* Exercise objective: Do not include the pictures; repeat the rest of the data exactly.

* Information supplied:
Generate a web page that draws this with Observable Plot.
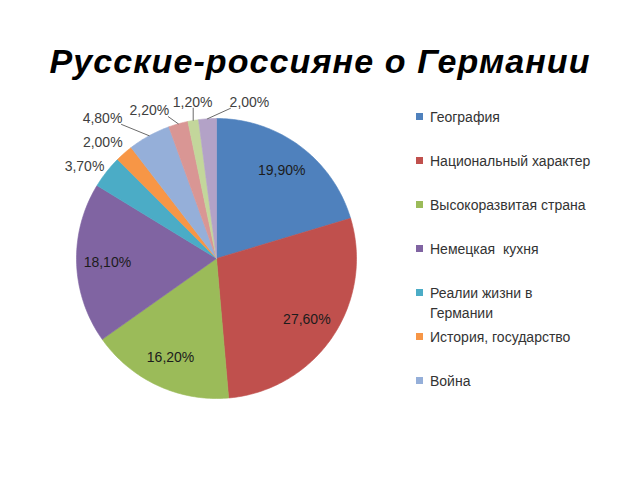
<!DOCTYPE html>
<html><head><meta charset="utf-8">
<script src="https://cdn.jsdelivr.net/npm/d3@7"></script>
<script src="https://cdn.jsdelivr.net/npm/@observablehq/plot@0.6"></script>
<style>
body{margin:0;background:#fff;}
#wrap{position:relative;width:640px;height:480px;overflow:hidden;background:#fff;}
#chart{position:absolute;left:0;top:0;}
#title{position:absolute;left:0;top:41px;width:640px;text-align:center;font:italic bold 34px "Liberation Sans",Arial,sans-serif;letter-spacing:1.1px;line-height:40px;color:#000;white-space:nowrap;}
#legend{position:absolute;left:416px;top:106.7px;font:14px "Liberation Sans",Arial,sans-serif;color:#333;}
.item{height:44px;position:relative;}
.sw{position:absolute;left:0;top:6.5px;width:7px;height:7px;}
.lt{position:absolute;left:14px;top:0;line-height:20px;white-space:pre;}
</style>
</head><body>
<div id="wrap">
  <div id="chart"></div>
  <div id="title">Русские-россияне о Германии</div>
  <div id="legend"></div>
</div>
<script>
// ---- data ----
const legendNames = ["География", "Национальный характер", "Высокоразвитая страна", "Немецкая  кухня", "Реалии жизни в\nГермании", "История, государство", "Война"];
const values = [19.9, 27.6, 16.2, 18.1, 3.7, 2.0, 4.8, 2.2, 1.2, 2.0];
const valueLabels = ["19,90%", "27,60%", "16,20%", "18,10%", "3,70%", "2,00%", "4,80%", "2,20%", "1,20%", "2,00%"];

// ---- styles / layout ----
const colors = ["#4F81BD", "#C0504D", "#9BBB59", "#8064A2", "#4BACC6", "#F79646", "#95AFD9", "#D99694", "#C3D69B", "#B3A2C7"];
const W = 640, H = 480, CX = 216, CY = 258, R = 140;
// outside-label layout: angular shift (deg) and radial factor, for small slices
const outShiftDeg = {4: -3.3, 5: -3.2, 6: -10.4, 7: -8.6, 8: 0.9, 9: 15.6};
const outRadius = {4: 1.15, 5: 1.16, 6: 1.29, 7: 1.16, 8: 1.13, 9: 1.14};

const total = d3.sum(values);
let acc = 0;
const slices = values.map((v, i) => {
  const a0 = acc / total * 2 * Math.PI;
  acc += v;
  const a1 = acc / total * 2 * Math.PI;
  return {i, v, a0, a1, mid: (a0 + a1) / 2};
});

// polygon points for each slice (unit radius, angle clockwise from 12 o'clock)
const pts = [];
for (const s of slices) {
  pts.push({slice: s.i, x: 0, y: 0});
  const n = Math.max(2, Math.ceil((s.a1 - s.a0) / (Math.PI / 180)));
  for (let k = 0; k <= n; k++) {
    const a = s.a0 + (s.a1 - s.a0) * k / n;
    pts.push({slice: s.i, x: Math.sin(a), y: Math.cos(a)});
  }
  pts.push({slice: s.i, x: 0, y: 0});
}

// labels
const labels = slices.map(s => {
  const inside = s.v >= 10;
  const a = inside ? s.mid : s.mid + (outShiftDeg[s.i] || 0) * Math.PI / 180;
  const r = inside ? 0.78 : (outRadius[s.i] || 1.15);
  return {i: s.i, text: valueLabels[s.i], inside, x: r * Math.sin(a), y: r * Math.cos(a)};
});

// leader lines: from slice edge at mid angle to nearest point of label box
const hw = 19 / R, hh = 6 / R;
const leaders = [];
for (const L of labels) {
  if (L.inside) continue;
  const s = slices[L.i];
  const ex = Math.sin(s.mid), ey = Math.cos(s.mid);
  const px = Math.max(L.x - hw, Math.min(L.x + hw, ex));
  const py = Math.max(L.y - hh, Math.min(L.y + hh, ey));
  if (Math.hypot(px - ex, py - ey) * R > 8) {
    leaders.push({id: L.i, x: ex, y: ey});
    leaders.push({id: L.i, x: px, y: py});
  }
}

const plot = Plot.plot({
  width: W, height: H,
  margin: 0,
  x: {domain: [-CX / R, (W - CX) / R], range: [0, W], axis: null},
  y: {domain: [-(H - CY) / R, CY / R], range: [H, 0], axis: null},
  color: {type: "ordinal", domain: d3.range(values.length), range: colors},
  style: {background: "transparent"},
  marks: [
    Plot.line(pts, {x: "x", y: "y", z: "slice", fill: "slice", stroke: "slice", strokeWidth: 0.6, curve: "linear"}),
    Plot.line(leaders, {x: "x", y: "y", z: "id", stroke: "#6b6b6b", strokeWidth: 1}),
    Plot.text(labels.filter(d => d.inside), {x: "x", y: "y", text: "text", fill: "#1c1c1c", fontSize: 14, fontFamily: "Liberation Sans, Arial, sans-serif"}),
    Plot.text(labels.filter(d => !d.inside), {x: "x", y: "y", text: "text", fill: "#404040", fontSize: 14, fontFamily: "Liberation Sans, Arial, sans-serif"})
  ]
});
document.getElementById("chart").appendChild(plot);

const lg = document.getElementById("legend");
legendNames.forEach((name, i) => {
  const it = document.createElement("div");
  it.className = "item";
  const sw = document.createElement("div");
  sw.className = "sw";
  sw.style.background = colors[i];
  const t = document.createElement("div");
  t.className = "lt";
  t.textContent = name;
  it.appendChild(sw);
  it.appendChild(t);
  lg.appendChild(it);
});
</script>
</body></html>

* Result of this exercise:
Generate a web page that draws this with Observable Plot.
<!DOCTYPE html>
<html><head><meta charset="utf-8">
<script src="https://cdn.jsdelivr.net/npm/d3@7"></script>
<script src="https://cdn.jsdelivr.net/npm/@observablehq/plot@0.6"></script>
<style>
body{margin:0;background:#fff;}
#wrap{position:relative;width:640px;height:480px;overflow:hidden;background:#fff;}
#chart{position:absolute;left:0;top:0;}
#title{position:absolute;left:0;top:41px;width:640px;text-align:center;font:italic bold 34px "Liberation Sans",Arial,sans-serif;letter-spacing:1.1px;line-height:40px;color:#000;white-space:nowrap;}
#legend{position:absolute;left:416px;top:106.7px;font:14px "Liberation Sans",Arial,sans-serif;color:#333;}
.item{height:44px;position:relative;}
.sw{position:absolute;left:0;top:6.5px;width:7px;height:7px;}
.lt{position:absolute;left:14px;top:0;line-height:20px;white-space:pre;}
</style>
</head><body>
<div id="wrap">
  <div id="chart"></div>
  <div id="title">Русские-россияне о Германии</div>
  <div id="legend"></div>
</div>
<script>
// ---- data ----
const legendNames = ["География", "Национальный характер", "Высокоразвитая страна", "Немецкая  кухня", "Реалии жизни в\nГермании", "История, государство", "Война"];
const values = [19.9, 27.6, 16.2, 18.1, 3.7, 2.0, 4.8, 2.2, 1.2, 2.0];
const valueLabels = ["19,90%", "27,60%", "16,20%", "18,10%", "3,70%", "2,00%", "4,80%", "2,20%", "1,20%", "2,00%"];

// ---- styles / layout ----
const colors = ["#4F81BD", "#C0504D", "#9BBB59", "#8064A2", "#4BACC6", "#F79646", "#95AFD9", "#D99694", "#C3D69B", "#B3A2C7"];
const W = 640, H = 480, CX = 216, CY = 258, R = 140;
// outside-label layout: angular shift (deg) and radial factor, for small slices
const outShiftDeg = {4: -3.3, 5: -3.2, 6: -10.4, 7: -8.6, 8: 0.9, 9: 15.6};
const outRadius = {4: 1.15, 5: 1.16, 6: 1.29, 7: 1.16, 8: 1.13, 9: 1.14};

const total = d3.sum(values);
let acc = 0;
const slices = values.map((v, i) => {
  const a0 = acc / total * 2 * Math.PI;
  acc += v;
  const a1 = acc / total * 2 * Math.PI;
  return {i, v, a0, a1, mid: (a0 + a1) / 2};
});

// polygon points for each slice (unit radius, angle clockwise from 12 o'clock)
const pts = [];
for (const s of slices) {
  pts.push({slice: s.i, x: 0, y: 0});
  const n = Math.max(2, Math.ceil((s.a1 - s.a0) / (Math.PI / 180)));
  for (let k = 0; k <= n; k++) {
    const a = s.a0 + (s.a1 - s.a0) * k / n;
    pts.push({slice: s.i, x: Math.sin(a), y: Math.cos(a)});
  }
  pts.push({slice: s.i, x: 0, y: 0});
}

// labels
const labels = slices.map(s => {
  const inside = s.v >= 10;
  const a = inside ? s.mid : s.mid + (outShiftDeg[s.i] || 0) * Math.PI / 180;
  const r = inside ? 0.78 : (outRadius[s.i] || 1.15);
  return {i: s.i, text: valueLabels[s.i], inside, x: r * Math.sin(a), y: r * Math.cos(a)};
});

// leader lines: from slice edge at mid angle to nearest point of label box
const hw = 19 / R, hh = 6 / R;
const leaders = [];
for (const L of labels) {
  if (L.inside) continue;
  const s = slices[L.i];
  const ex = Math.sin(s.mid), ey = Math.cos(s.mid);
  const px = Math.max(L.x - hw, Math.min(L.x + hw, ex));
  const py = Math.max(L.y - hh, Math.min(L.y + hh, ey));
  if (Math.hypot(px - ex, py - ey) * R > 8) {
    leaders.push({id: L.i, x: ex, y: ey});
    leaders.push({id: L.i, x: px, y: py});
  }
}

const plot = Plot.plot({
  width: W, height: H,
  margin: 0,
  x: {domain: [-CX / R, (W - CX) / R], range: [0, W], axis: null},
  y: {domain: [-(H - CY) / R, CY / R], range: [H, 0], axis: null},
  color: {type: "ordinal", domain: d3.range(values.length), range: colors},
  style: {background: "transparent"},
  marks: [
    Plot.line(pts, {x: "x", y: "y", z: "slice", fill: "slice", stroke: "slice", strokeWidth: 0.6, curve: "linear"}),
    Plot.line(leaders, {x: "x", y: "y", z: "id", stroke: "#6b6b6b", strokeWidth: 1}),
    Plot.text(labels.filter(d => d.inside), {x: "x", y: "y", text: "text", fill: "#1c1c1c", fontSize: 14, fontFamily: "Liberation Sans, Arial, sans-serif"}),
    Plot.text(labels.filter(d => !d.inside), {x: "x", y: "y", text: "text", fill: "#404040", fontSize: 14, fontFamily: "Liberation Sans, Arial, sans-serif"})
  ]
});
document.getElementById("chart").appendChild(plot);

const lg = document.getElementById("legend");
legendNames.forEach((name, i) => {
  const it = document.createElement("div");
  it.className = "item";
  const sw = document.createElement("div");
  sw.className = "sw";
  sw.style.background = colors[i];
  const t = document.createElement("div");
  t.className = "lt";
  t.textContent = name;
  it.appendChild(sw);
  it.appendChild(t);
  lg.appendChild(it);
});
</script>
</body></html>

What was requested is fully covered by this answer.